Zusammenfassung

Eine Klausel in Allgemeinen Geschäftsbedingungen, nach der die Aufrechnung nur mit unbestrittenen oder rechtskräftig festgestellten Forderungen erfolgen darf, ist gegenüber einem Verbraucher unwirksam, welchem ein Widerrufsrecht nach § 355 BGB zusteht.

Der Hintergrund

Die Beklagte ist eine Sparkasse, die in ihren Allgemeinen Geschäftsbedingungen unter anderem die folgende Klausel verwendet:

"Der Kunde darf Forderungen gegen die Sparkasse nur insoweit aufrechnen, als seine Forderungen unbestritten oder rechtskräftig festgestellt sind."

Gegen diese Klausel wandte sich der Kläger, ein Verbraucherschutzverband, und begehrte die Unterlassung der weiteren Verwendung dieser Klausel durch die Beklagte. Nachdem der Kläger in erster Instanz obsiegt hatte und in zweiter Instanz vor dem Oberlandesgericht unterlag, entschied zuletzt der BGH in seinem Urteil vom 20.03.2018 über die Wirksamkeit der Aufrechnungsklausel.

Urteil des BGH vom 20.03.2018 (XI ZR 309/16)

Der BGH gab dem Kläger Recht. Er entschied, dass die von der Beklagten verwendete Klausel, soweit sie bei Bankgeschäften mit Verbrauchern verwendet wird, gegen das Verbot der unangemessenen Benachteiligung nach § 307 BGB verstößt.

Der BGH begründete seine Entscheidung mit der Regelung in § 355 BGB. Danach sind im Falle eines Widerrufs nach § 355 BGB (z.B. bei Verbraucherdarlehen) die empfangenen Leistungen unverzüglich zurück zu gewähren. Hiervon dürfe nicht zum Nachteil des Verbrauchers abgewichen werden.

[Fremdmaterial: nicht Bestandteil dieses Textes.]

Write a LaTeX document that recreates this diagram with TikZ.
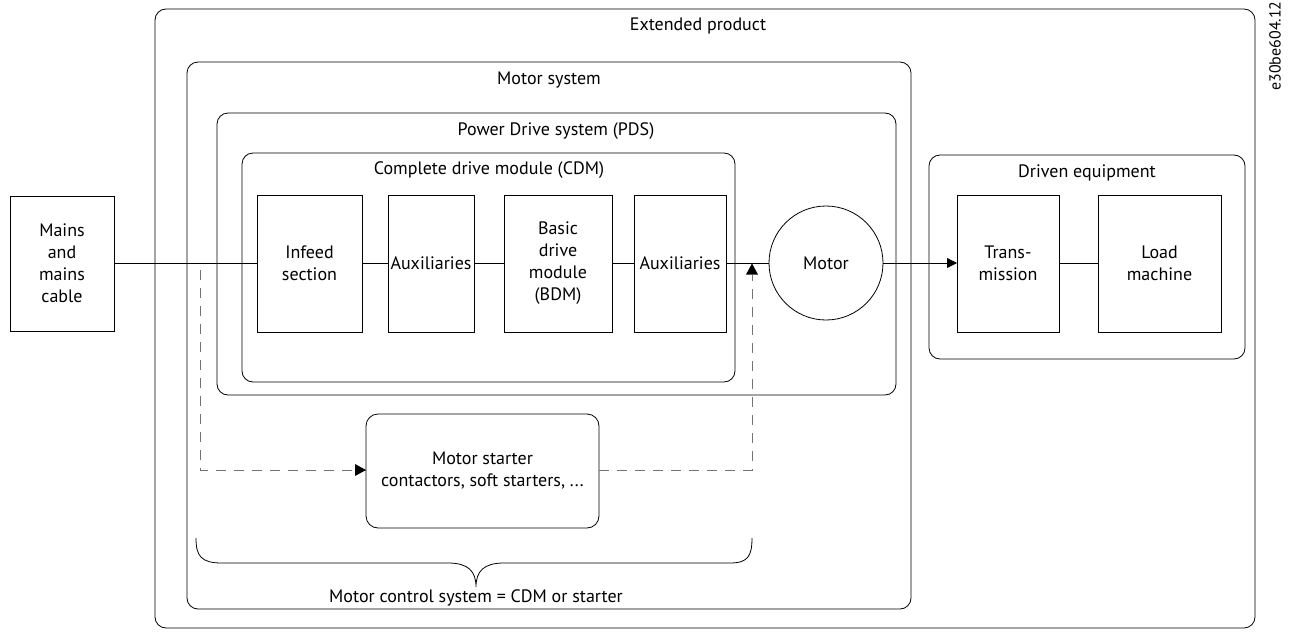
\documentclass[tikz,border=0pt]{standalone}
\usepackage{fontspec}
\setmainfont{PT Sans}
\usetikzlibrary{arrows.meta}
\begin{document}
\begin{tikzpicture}[x=1pt,y=-1pt,
  line width=0.8pt,
  every node/.style={font=\fontsize{18}{22}\selectfont, align=center},
  box/.style={draw, inner sep=0pt, outer sep=0pt},
  cont/.style={draw, rounded corners=11pt},
  lbl/.style={inner sep=0pt},
  flow/.style={draw},
  ctrl/.style={draw=black!55, dash pattern=on 10pt off 8pt},
  tip/.style={-{Triangle[length=10pt,width=10pt]}},
]
\useasboundingbox (0,0) rectangle (1291,632);
% containers
\draw[cont] (155,9) rectangle (1255,628);
\node[lbl] (ext) at (698,26) {Extended product};
\draw[cont] (187,62) rectangle (911,609);
\node[lbl] (msys) at (549,80) {Motor system};
\draw[cont] (217,113) rectangle (896,395);
\node[lbl] (pds) at (556,131) {Power Drive system (PDS)};
\draw[cont] (242,153) rectangle (735,382);
\node[lbl] (cdm) at (489,170) {Complete drive module (CDM)};
\draw[cont] (929,155) rectangle (1245,359);
\node[lbl] (deq) at (1087,173) {Driven equipment};
% boxes
\node[box, minimum width=104pt, minimum height=135pt] (mains) at (62,263.5) {Mains\\and\\mains\\cable};
\node[box, minimum width=105pt, minimum height=137pt] (infeed) at (309.5,263.5) {Infeed\\section};
\node[box, minimum width=86pt, minimum height=137pt] (aux1) at (431,263.5) {Auxiliaries};
\node[box, minimum width=108pt, minimum height=137pt] (bdm) at (558,263.5) {Basic\\drive\\module\\(BDM)};
\node[box, minimum width=92pt, minimum height=137pt] (aux2) at (680,263.5) {Auxiliaries};
\node[draw, circle, minimum size=114pt, inner sep=0pt] (motor) at (826,263) {Motor};
\node[box, minimum width=102pt, minimum height=137pt] (trans) at (1008,263.5) {Trans-\\mission};
\node[box, minimum width=123pt, minimum height=137pt] (load) at (1159.5,263.5) {Load\\machine};
\node[box, rounded corners=12pt, minimum width=233pt, minimum height=114pt] (starter) at (482.5,471) {Motor starter\\contactors, soft starters, ...};
% main flow
\coordinate (d1) at (200,270);
\coordinate (d2) at (200,470);
\coordinate (d3) at (752,470);
\coordinate (d4) at (752,263.5);
\draw[flow] (mains.east |- 0,263) -- (infeed.west |- 0,263);
\draw[flow] (infeed.east |- 0,263) -- (aux1.west |- 0,263);
\draw[flow] (aux1.east |- 0,263) -- (bdm.west |- 0,263);
\draw[flow] (bdm.east |- 0,263) -- (aux2.west |- 0,263);
\draw[flow] (aux2.east |- 0,263) -- (motor.west);
\draw[flow, tip] (motor.east) -- (trans.west |- 0,263);
\draw[flow] (trans.east |- 0,263) -- (load.west |- 0,263);
% control path
\draw[ctrl] (d1) -- (d2) -- (starter.west |- d2);
\draw[fill=black, draw=none] (starter.west |- d2) -- ++(-11,-6) -- ++(0,12) -- cycle;
\draw[ctrl] (starter.east |- d3) -- (d3) -- (752,275);
\draw[fill=black, draw=none] (d4) -- ++(-6,11) -- ++(12,0) -- cycle;
% brace
\draw (196,538) .. controls (196,556) and (201,563) .. (222,563) -- (448,563)
  .. controls (468,563) and (476,571) .. (476,587)
  .. controls (476,571) and (484,563) .. (504,563) -- (730,563)
  .. controls (748,563) and (752,556) .. (752,538);
\node[lbl] (mcs) at (476,598) {Motor control system = CDM or starter};
\node[lbl, rotate=90, font=\fontsize{16}{18}\selectfont] (code) at (1275,46) {e30be604.12};
\end{tikzpicture}
\end{document}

Vorliegend sei aber von einer unzulässigen Abweichung auszugehen: Die Zulassung der Aufrechnung nur mit unbestrittenen oder rechtskräftig festgestellten Forderungen des Verbrauchers erfasse zu Lasten des Verbrauchers auch die Rückabwicklungsansprüche nach dem Widerruf des Vertrags. Der Verbraucher werde dadurch unzulässig in der Rückabwicklung des Vertrags nach Erklärung des Widerrufs beschränkt, weil er seine Rückgewähransprüche der Bank nur entgegenhalten könne, wenn sie unbestritten oder rechtskräftig festgestellt wären. Dies sei unzulässig.

Die Auswirkungen des Urteils des BGH

Bei der streitgegenständlichen Klausel zur Beschränkung der Aufrechnung auf unbestrittene oder rechtskräftig festgestellte Forderungen handelt es sich um eine in Allgemeinen Geschäftsbedingungen sehr häufig verwendete Regelung. Dementsprechend hoch ist die Relevanz der jüngsten BGH-Entscheidung zur Unwirksamkeit solcher Klauseln. Zum einen müssen nun Banken ihre gegenüber Verbrauchern verwendeten Allgemeinen Geschäftsbedingungen ändern, wenn diese eine solche Aufrechnungsbeschränkung enthalten.

Darüber hinaus gilt das Urteil des BGH aber auch für die sonstigen Fälle, in denen einem Verbraucher ein Widerrufsrecht nach § 355 BGB zusteht (z.B. bei Fernabsatzverträgen oder Haustürgeschäften). Legt man die Argumentation des BGH zugrunde, darf auch in diesen Konstellationen das Widerrufsrecht des Verbrauchers nicht durch die Aufrechnungsbeschränkung beeinträchtigt werden und ist eine Klausel wie im vom BGH entschiedenen Fall wegen des Verstoßes gegen § 307 BGB unwirksam.

Eine Anpassung der Allgemeinen Geschäftsbedingungen wird in diesen Fällen sinnvoll sein. Dabei sollten Rückabwicklungsansprüche nach Widerruf des Vertrags von der Aufrechnungsbeschränkung auf unbestrittene und rechtskräftige Forderungen ausgenommen werden. Die Rückabwicklungsansprüche nach Widerruf des Vertrags könnte der Verbraucher dann im Wege der Aufrechnung uneingeschränkt den Ansprüchen seines Vertragspartners (der Bank, dem Internethändler usw.) entgegenhalten. Nur sonstige Ansprüche des Verbrauchers (z.B. aus anderen Vertragsverhältnissen mit dem Verwender der Allgemeinen Geschäftsbedingungen) würden dann noch der Aufrechnungsbeschränkung unterliegen.